## Task directions:
From the first line of the data below through the line holding "import matplotlib.pyplot as plt", output each line exactly and leave the pictures out.

## Entries supplied:
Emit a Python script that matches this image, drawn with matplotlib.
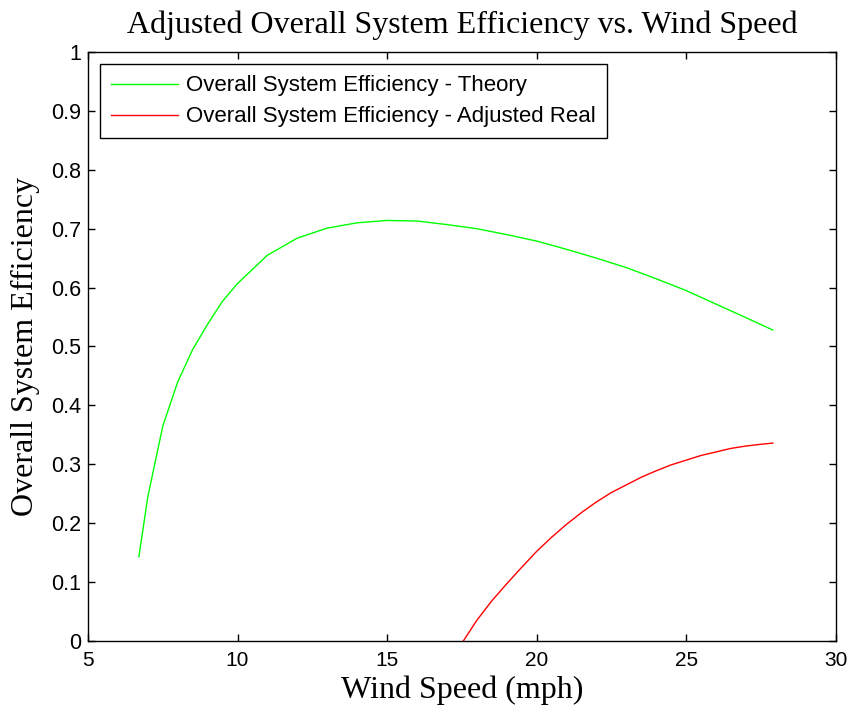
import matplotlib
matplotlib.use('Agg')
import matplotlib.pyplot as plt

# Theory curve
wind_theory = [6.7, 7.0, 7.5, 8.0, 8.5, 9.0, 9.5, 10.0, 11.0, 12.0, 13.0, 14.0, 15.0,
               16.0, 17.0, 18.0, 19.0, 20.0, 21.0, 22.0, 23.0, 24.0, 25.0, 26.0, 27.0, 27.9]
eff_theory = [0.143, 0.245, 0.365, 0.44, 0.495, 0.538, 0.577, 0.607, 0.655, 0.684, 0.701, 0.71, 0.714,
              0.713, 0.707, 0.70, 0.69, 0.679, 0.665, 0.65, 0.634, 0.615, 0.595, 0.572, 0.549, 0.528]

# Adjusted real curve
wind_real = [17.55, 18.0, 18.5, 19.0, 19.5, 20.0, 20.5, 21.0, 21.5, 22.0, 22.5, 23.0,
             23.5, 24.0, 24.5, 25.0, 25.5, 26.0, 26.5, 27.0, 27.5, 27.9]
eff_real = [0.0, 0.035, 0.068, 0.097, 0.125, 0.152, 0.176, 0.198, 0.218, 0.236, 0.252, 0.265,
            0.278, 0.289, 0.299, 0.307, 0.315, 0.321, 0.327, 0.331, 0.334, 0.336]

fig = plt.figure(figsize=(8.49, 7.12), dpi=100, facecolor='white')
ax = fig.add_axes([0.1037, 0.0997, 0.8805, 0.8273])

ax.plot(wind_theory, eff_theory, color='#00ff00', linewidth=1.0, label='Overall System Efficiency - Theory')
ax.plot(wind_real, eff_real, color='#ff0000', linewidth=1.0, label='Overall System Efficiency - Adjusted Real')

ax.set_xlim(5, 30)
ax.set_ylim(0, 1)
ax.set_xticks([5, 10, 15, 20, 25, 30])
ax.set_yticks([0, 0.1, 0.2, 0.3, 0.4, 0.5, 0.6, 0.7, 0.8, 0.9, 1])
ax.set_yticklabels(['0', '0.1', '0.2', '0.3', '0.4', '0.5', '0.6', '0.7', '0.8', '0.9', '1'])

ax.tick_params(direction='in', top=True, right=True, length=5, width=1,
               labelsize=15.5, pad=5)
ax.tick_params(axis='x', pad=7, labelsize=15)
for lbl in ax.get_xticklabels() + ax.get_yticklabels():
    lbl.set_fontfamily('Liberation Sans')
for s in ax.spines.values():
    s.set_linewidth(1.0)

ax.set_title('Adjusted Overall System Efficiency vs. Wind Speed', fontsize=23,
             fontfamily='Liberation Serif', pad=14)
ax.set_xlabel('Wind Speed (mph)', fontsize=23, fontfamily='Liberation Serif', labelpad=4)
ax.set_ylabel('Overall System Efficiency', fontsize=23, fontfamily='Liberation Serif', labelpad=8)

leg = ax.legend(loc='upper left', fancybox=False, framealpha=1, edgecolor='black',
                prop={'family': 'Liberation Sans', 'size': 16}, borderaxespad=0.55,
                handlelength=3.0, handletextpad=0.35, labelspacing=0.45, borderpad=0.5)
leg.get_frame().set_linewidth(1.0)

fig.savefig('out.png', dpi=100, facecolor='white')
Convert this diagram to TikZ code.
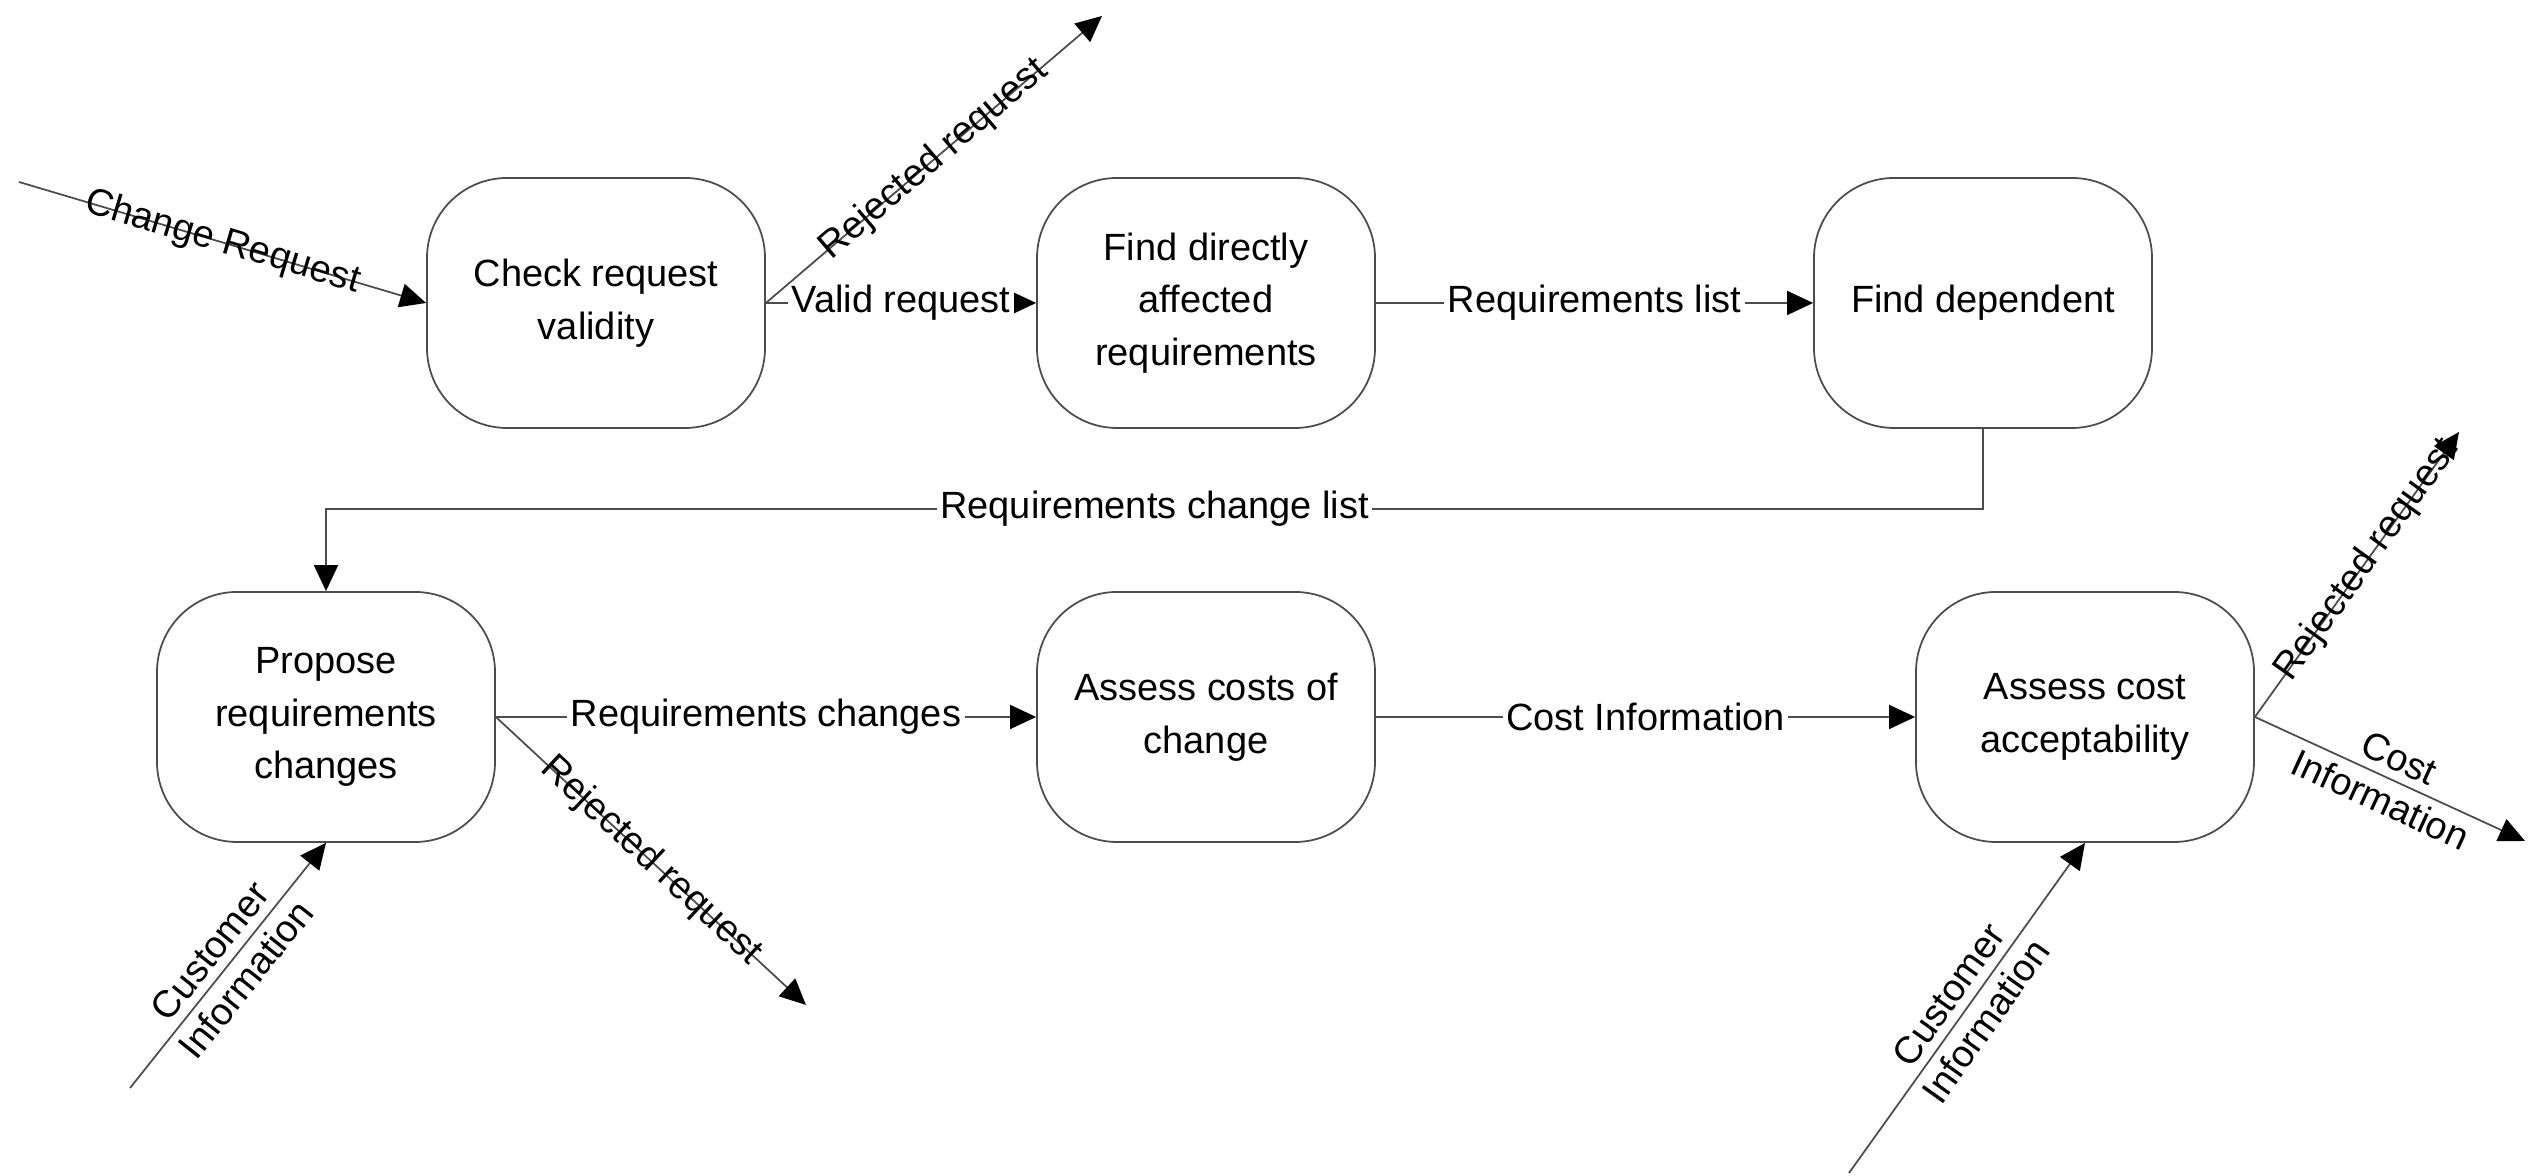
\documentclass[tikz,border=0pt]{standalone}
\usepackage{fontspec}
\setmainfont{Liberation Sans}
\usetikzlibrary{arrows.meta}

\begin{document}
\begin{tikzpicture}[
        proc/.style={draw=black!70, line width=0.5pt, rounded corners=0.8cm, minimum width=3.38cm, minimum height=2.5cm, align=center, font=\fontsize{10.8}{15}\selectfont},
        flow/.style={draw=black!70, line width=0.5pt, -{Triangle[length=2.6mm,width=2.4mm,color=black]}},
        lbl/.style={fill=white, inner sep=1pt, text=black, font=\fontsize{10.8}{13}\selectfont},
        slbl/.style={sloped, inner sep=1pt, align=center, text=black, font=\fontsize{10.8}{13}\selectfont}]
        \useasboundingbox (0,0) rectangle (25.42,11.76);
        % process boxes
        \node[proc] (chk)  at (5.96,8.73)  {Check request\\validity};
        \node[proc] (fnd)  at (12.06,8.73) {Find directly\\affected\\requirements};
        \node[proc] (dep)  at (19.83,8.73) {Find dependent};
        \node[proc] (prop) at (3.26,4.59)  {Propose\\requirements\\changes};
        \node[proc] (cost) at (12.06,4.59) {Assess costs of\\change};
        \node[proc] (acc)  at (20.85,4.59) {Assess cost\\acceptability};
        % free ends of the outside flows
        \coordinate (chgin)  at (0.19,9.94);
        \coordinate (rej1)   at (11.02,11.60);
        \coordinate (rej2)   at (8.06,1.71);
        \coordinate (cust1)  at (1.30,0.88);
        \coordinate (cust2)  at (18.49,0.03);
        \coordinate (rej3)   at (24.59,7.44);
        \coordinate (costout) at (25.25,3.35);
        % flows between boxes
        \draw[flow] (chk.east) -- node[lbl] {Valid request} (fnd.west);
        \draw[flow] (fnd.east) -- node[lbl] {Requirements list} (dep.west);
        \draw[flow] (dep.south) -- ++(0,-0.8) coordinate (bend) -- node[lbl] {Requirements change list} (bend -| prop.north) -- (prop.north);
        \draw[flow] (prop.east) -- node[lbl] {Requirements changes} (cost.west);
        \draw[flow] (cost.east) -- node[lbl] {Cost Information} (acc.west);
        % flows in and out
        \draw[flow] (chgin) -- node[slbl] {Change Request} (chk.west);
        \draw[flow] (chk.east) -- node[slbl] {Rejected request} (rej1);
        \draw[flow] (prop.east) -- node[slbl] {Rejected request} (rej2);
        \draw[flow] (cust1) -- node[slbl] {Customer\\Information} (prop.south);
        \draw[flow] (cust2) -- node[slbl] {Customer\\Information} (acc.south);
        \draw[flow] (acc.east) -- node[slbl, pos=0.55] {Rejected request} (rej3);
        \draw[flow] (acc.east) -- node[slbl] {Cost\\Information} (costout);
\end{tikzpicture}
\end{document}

## Exercise answer:
Emit a Python script that matches this image, drawn with matplotlib.
import matplotlib
matplotlib.use('Agg')
import matplotlib.pyplot as plt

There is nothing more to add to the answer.